The challenge with digital diplomacy, and digital public affairs, isn’t that Twitter or other forms of social media lack sophistication. Anyone who has ever given a presentation knows that the difficult part isn’t the presentation itself; it’s the Q and A that follows. You need to be able to speak on your issue and also be prepared for the ways in which your issue can spread and create new topics and lines of dialogue.
 

The government gets it and you can too:

It’s not just getting your content on social media, how you do it matters just as much. The Internet is an open forum, and response, tone and nuance are all paramount in what should be approached as an ongoing conversation. That the conversation often involves memes or vines doesn’t make it any less effective — often the opposite — and anyone who thinks it unsophisticated does so at their peril. Take, for example, the Canadian NATO delegation’s quick ‘geography’ lesson for Russia.
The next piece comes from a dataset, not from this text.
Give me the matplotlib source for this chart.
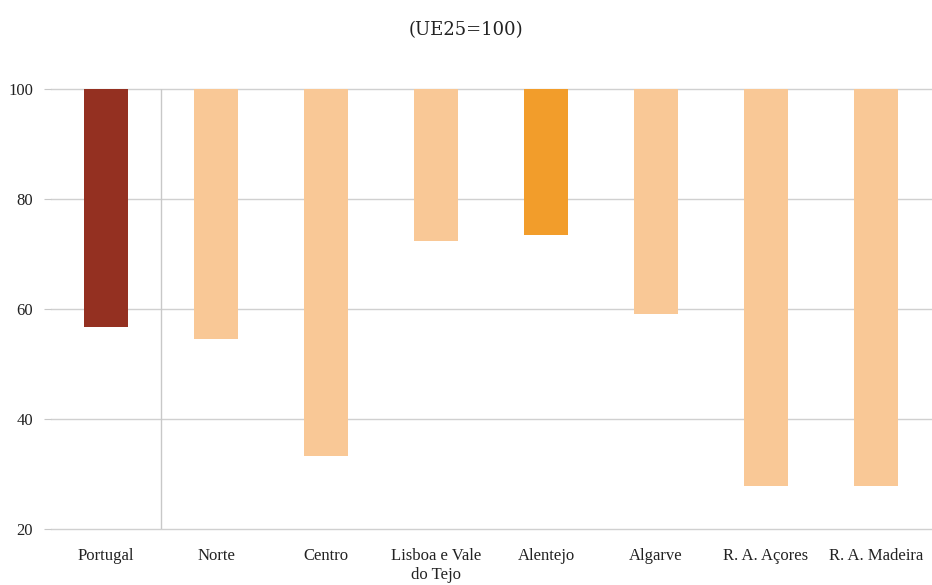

The difficulty then is in actually embracing the open forum and creating content for participatory platforms. It’s understanding that you’re there to talk with people and not at them. To use it, you can’t think of yourself as bigger than the medium – dense jargon and opaque or vague descriptions don’t play well with others. It can be easy to forget that serious issues don’t necessarily require anything more than straight-forward conversations.